(Warning- this blog could fall into category of travelogue)
Dear fellow Australians,
We love to put each other’s cities down. Sydney is the biggest bully, and I always feel slightly inadequate when I am there and someone asks where I am from. I find myself defensively advocating for my beloved “Brizvegas”, but feel like the ugly country cousin proclaiming a little too loudly things like, “Yeah well… in Brisbane… we have a gay scene too!”. But maybe the not so quiet confidence I have always had in my hometown, lies in the fact that “at least I am not from Canberra”. However, the two and a half weeks that I spent recently in our Nation’s capital city, has made me think that Canberra is quite capital after all (as in not so bad).

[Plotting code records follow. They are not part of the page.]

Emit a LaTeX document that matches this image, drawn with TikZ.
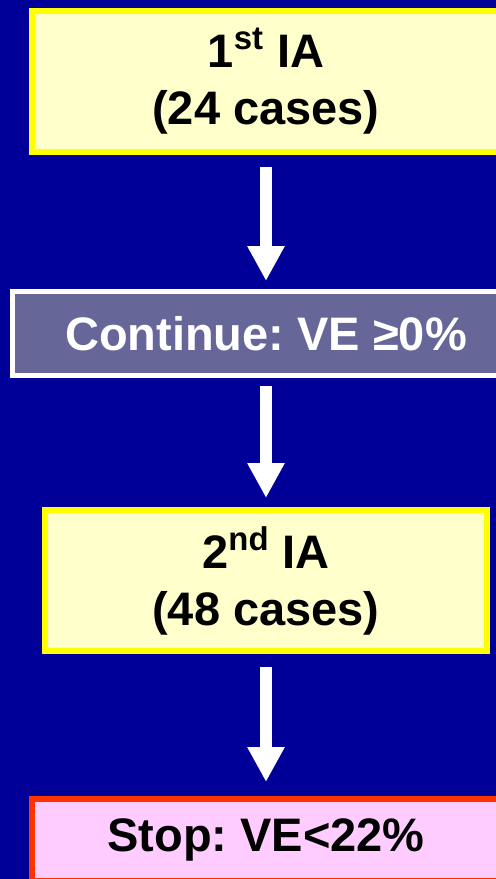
\documentclass[tikz,border=0pt]{standalone}
\usepackage{fontspec}
\setmainfont{Liberation Sans}
\usepackage{xcolor}
\usetikzlibrary{arrows.meta}

\definecolor{slidebg}{RGB}{0,0,153}
\definecolor{iafill}{RGB}{255,255,204}
\definecolor{iaedge}{RGB}{255,255,0}
\definecolor{gofill}{RGB}{102,102,153}
\definecolor{stopfill}{RGB}{255,204,255}
\definecolor{stopedge}{RGB}{255,51,0}

\frenchspacing

\begin{document}
\begin{tikzpicture}[x=0.5pt,y=-0.5pt,
    box/.style={rectangle,line width=3pt,font=\fontsize{23.5}{28.5}\selectfont\bfseries,align=center,inner sep=0pt},
    iabox/.style={box,draw=iaedge,fill=iafill,text=black,minimum width=234pt,minimum height=70.5pt},
    gobox/.style={box,draw=white,fill=gofill,text=white,line width=2.5pt,minimum width=253.5pt,minimum height=42pt},
    stopbox/.style={box,draw=stopedge,fill=stopfill,text=black,minimum width=234pt,minimum height=41pt},
    bigarrow/.style={white,line width=6pt,-{Triangle[width=17.5pt,length=17.5pt]}}]
    \useasboundingbox (0,0) rectangle (496,879);
    \clip (0,0) rectangle (496,879);
    \fill[slidebg] (0,0) rectangle (496,879);
    % boxes
    \node[iabox] (ia1) at (266,81.5) {1\textsuperscript{st} IA\\(24 cases)};
    \node[gobox] (cont) at (266,333.5) {Continue: VE ≥0\%};
    \node[iabox,minimum width=221pt] (ia2) at (266,580.5) {2\textsuperscript{nd} IA\\(48 cases)};
    \node[stopbox] (stop) at (266,840) {Stop: VE<22\%};
    % arrows
    \draw[bigarrow,shorten <=6pt,shorten >=4pt] (ia1) -- (cont);
    \draw[bigarrow,shorten <=4pt,shorten >=4.5pt] (cont) -- (ia2);
    \draw[bigarrow,shorten <=6.5pt,shorten >=7pt] (ia2) -- (stop);
\end{tikzpicture}
\end{document}
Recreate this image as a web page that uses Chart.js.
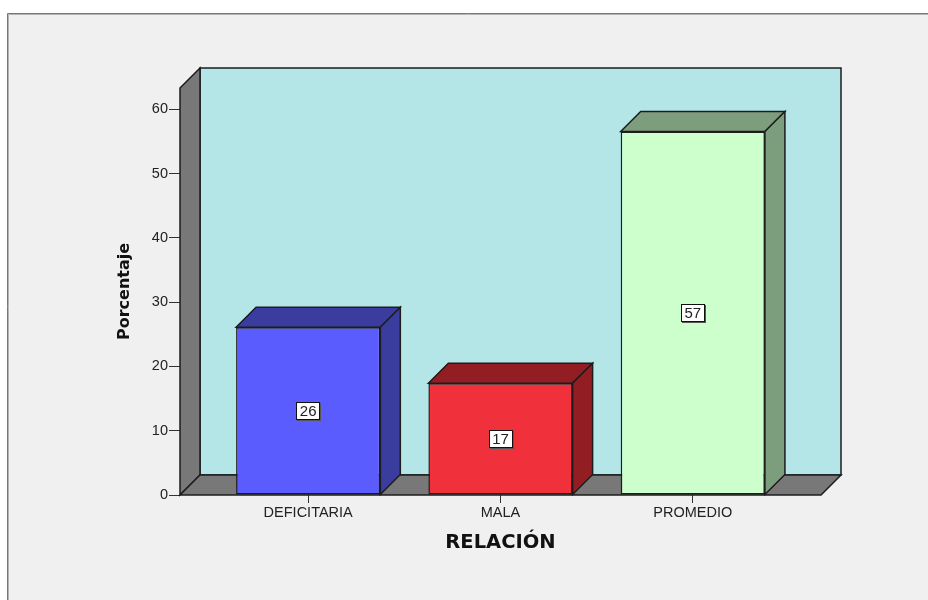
<!DOCTYPE html>
<html>
<head>
<meta charset="utf-8">
<script src="https://cdn.jsdelivr.net/npm/chart.js@4.4.0/dist/chart.umd.min.js"></script>
<style>
html,body{margin:0;padding:0;background:#fff;}
#wrap{width:928px;height:600px;position:relative;overflow:hidden;}
canvas{display:block;}
</style>
</head>
<body>
<div id="wrap"><canvas id="c" width="928" height="600"></canvas></div>
<script>
// ---- data ----
const categories = ['DEFICITARIA', 'MALA', 'PROMEDIO'];
const percentages = [26.09, 17.39, 56.52];
const valueLabels = ['26', '17', '57'];
const yTickValues = [0, 10, 20, 30, 40, 50, 60];
const xAxisTitle = 'RELACIÓN';
const yAxisTitle = 'Porcentaje';

// ---- styles ----
const faceColors = ['#5a5cfd', '#f0313b', '#ccffcc'];
const shadeColors = ['#3a3c9e', '#921e23', '#7d9e7d'];
const DEPTH = 20;
const EDGE = '#1c1c1c';
const TICK_FONT = {family: '"Liberation Sans", Arial, sans-serif', size: 14.5};
const TITLE_FAMILY = '"DejaVu Sans", Verdana, sans-serif';

function poly(ctx, pts, fill) {
  ctx.beginPath();
  ctx.moveTo(pts[0][0], pts[0][1]);
  for (let i = 1; i < pts.length; i++) ctx.lineTo(pts[i][0], pts[i][1]);
  ctx.closePath();
  ctx.fillStyle = fill;
  ctx.fill();
  ctx.stroke();
}

const threeD = {
  id: 'threeD',
  beforeDraw(chart) {
    const {ctx, width, height} = chart;
    ctx.save();
    ctx.fillStyle = '#ffffff';
    ctx.fillRect(0, 0, width, height);
    ctx.fillStyle = '#f0f0f0';
    ctx.fillRect(7, 13, width - 7, height - 13);
    ctx.lineWidth = 1;
    ctx.strokeStyle = '#787878';
    ctx.beginPath(); ctx.moveTo(7.5, height); ctx.lineTo(7.5, 13.5); ctx.lineTo(width, 13.5); ctx.stroke();
    ctx.strokeStyle = '#b4b4b4';
    ctx.beginPath(); ctx.moveTo(8.5, height); ctx.lineTo(8.5, 14.5); ctx.lineTo(width, 14.5); ctx.stroke();
    ctx.restore();
  },
  beforeDatasetsDraw(chart) {
    const {ctx, chartArea} = chart;
    const {left, right, top, bottom} = chartArea;
    const d = DEPTH;
    ctx.save();
    ctx.lineWidth = 1.5;
    ctx.lineJoin = 'miter';
    ctx.strokeStyle = EDGE;
    poly(ctx, [[left + d, top - d], [right + d, top - d], [right + d, bottom - d], [left + d, bottom - d]], '#b4e6e8');
    poly(ctx, [[left, top], [left + d, top - d], [left + d, bottom - d], [left, bottom]], '#787878');
    poly(ctx, [[left, bottom], [left + d, bottom - d], [right + d, bottom - d], [right, bottom]], '#787878');
    ctx.restore();
  },
  afterDatasetsDraw(chart) {
    const {ctx} = chart;
    const meta = chart.getDatasetMeta(0);
    const d = DEPTH;
    ctx.save();
    meta.data.forEach((bar, i) => {
      const {x, y, base, width} = bar.getProps(['x', 'y', 'base', 'width'], true);
      const l = x - width / 2, r = x + width / 2;
      ctx.lineWidth = 1.5;
      ctx.lineJoin = 'miter';
      ctx.strokeStyle = EDGE;
      poly(ctx, [[l, y], [l + d, y - d], [r + d, y - d], [r, y]], shadeColors[i]);
      poly(ctx, [[r, y], [r + d, y - d], [r + d, base - d], [r, base]], shadeColors[i]);

      // value label box
      const t = valueLabels[i];
      ctx.font = '15px "Liberation Sans", Arial, sans-serif';
      const tw = ctx.measureText(t).width;
      const cy = (y + base) / 2;
      const bw = Math.round(tw + 7), bh = 18;
      const bx = Math.round(x - bw / 2), by = Math.round(cy - bh / 2);
      ctx.fillStyle = '#555';
      ctx.fillRect(bx + 1, by + 1, bw, bh);
      ctx.fillStyle = '#ffffff';
      ctx.fillRect(bx, by, bw, bh);
      ctx.lineWidth = 1;
      ctx.strokeStyle = '#111';
      ctx.strokeRect(bx + 0.5, by + 0.5, bw - 1, bh - 1);
      ctx.fillStyle = '#222';
      ctx.textAlign = 'center';
      ctx.textBaseline = 'middle';
      ctx.fillText(t, x, cy + 1);
    });
    ctx.restore();
  }
};

const ctx = document.getElementById('c').getContext('2d');
new Chart(ctx, {
  type: 'bar',
  data: {
    datasets: [{
      data: categories.map((c, i) => ({x: i, y: percentages[i]})),
      backgroundColor: faceColors,
      borderColor: EDGE,
      borderWidth: 1.5,
      borderSkipped: false,
      categoryPercentage: 1,
      barPercentage: 0.75
    }]
  },
  options: {
    responsive: false,
    animation: false,
    devicePixelRatio: 1,
    layout: {padding: {left: 110, right: 107, top: 88, bottom: 44}},
    plugins: {legend: {display: false}, tooltip: {enabled: false}},
    scales: {
      x: {
        type: 'linear',
        offset: false,
        min: -2 / 3,
        max: 8 / 3,
        afterBuildTicks: s => { s.ticks = categories.map((c, i) => ({value: i})); },
        ticks: {
          callback: v => categories[v] !== undefined ? categories[v] : '',
          font: TICK_FONT, color: '#222', padding: 1, maxRotation: 0, autoSkip: false
        },
        grid: {offset: false, drawOnChartArea: false, drawTicks: true, tickLength: 8, color: '#333', lineWidth: 1},
        border: {display: false},
        title: {display: true, text: xAxisTitle, color: '#111',
          font: {family: TITLE_FAMILY, weight: 'bold', size: 19.5}, padding: {top: 0, bottom: 1}},
        afterFit: s => { s.height = 61; }
      },
      y: {
        min: 0,
        max: 63.3,
        afterBuildTicks: s => { s.ticks = yTickValues.map(v => ({value: v})); },
        ticks: {font: TICK_FONT, color: '#222', padding: 1},
        grid: {drawOnChartArea: false, drawTicks: true, tickLength: 11, color: '#333', lineWidth: 1},
        border: {display: false},
        title: {display: true, text: yAxisTitle, color: '#111',
          font: {family: TITLE_FAMILY, weight: 'bold', size: 16}, padding: {top: 5, bottom: 0}},
        afterFit: s => { s.width = 70; }
      }
    }
  },
  plugins: [threeD]
});
</script>
</body>
</html>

They say that in comedy, timing is everything and maybe the same applies to Canberra because I was there for both Autumn AND Anzac Day. So everywhere I looked there was beauty to behold; the city was not only ablaze with burnt oranges, blood reds, and canary yellows but also crawling with men in uniform! Not realising it was the 25th April, I stumbled out of my hotel on day one and and ran straight into a rather dishy gentleman in an Air force uniform waiting to cross at the lights. Full of the smug confidence of a Brizvegas girl in a town I imagined full of my poor country cousins I said a little flirtatiously, “You look smart today, Sir” to which he replied in a polite and courteous tone, “Well, we don’t get to dress up very often”. And I stupidly joked, “Really? Costume party?” And he said a little less courteously, “It’s Anzac Day”. “Oh!” I squeaked and tried to smile in defence (excuse the pun), then proceeded to have to stand next to him in awkward silence while we waited for the green walk man to appear.
By the way, my advice to anyone visiting Canberra is NOT to wait for the walk signal. I realised by day three that one wastes at least half an hour a day standing on kerbs looking out at wide empty streets.
They say that the people make a city and maybe this is why most people probably assume that Canberra, full of bureaucrats and politicians, is Boring (note the capital b). However, what is totally overlooked here is Canberra’s massive student population (thanks mostly to ANU). And just as where there is smoke there is fire, where there are students, there are bars. Canberra goes off at night and the best thing about the students in Canberra is that they are still grungy (unlike our wanna- be -yuppie student population in Brisbane that work full time jobs, drive new cars and still live at home). Bars like The Phoenix are testament to this, where you’ll find yourself sitting on a wonderfully crummy old couch, surrounded by flannos, paisley and (my favourite) corduroy whilst listening to Jeff Buckley or something else suitably nineties.
Other important places to visit while in our nation’s capital include: The Knightsbridge Penthouse… not a magazine but a bar, Tilleys Devine Café Gallery, which is a Cabaret Club/ breakfast/ lunch/ dinner/ any time of day venue and The Wig and Pen where you can sample 150 mls of five different types of beer for seven dollars. Hard to decide what was my favourite thing from behind the Wig and Pen bar… was it the Canberra Krolsh or was it Louis who poured my Krolshes?
And as for the National Film & Sound Archive, The War Memorial (aka Canberra’s Taj Mahal), The National Gallery, The Portrait Gallery, Questacon (The National Science Centre), Old Parliament House and The Tent Embassy (just to name a few),
these are all undeniably good reasons to visit Canberra also. But I didn’t get to any of them because I was having too much fun!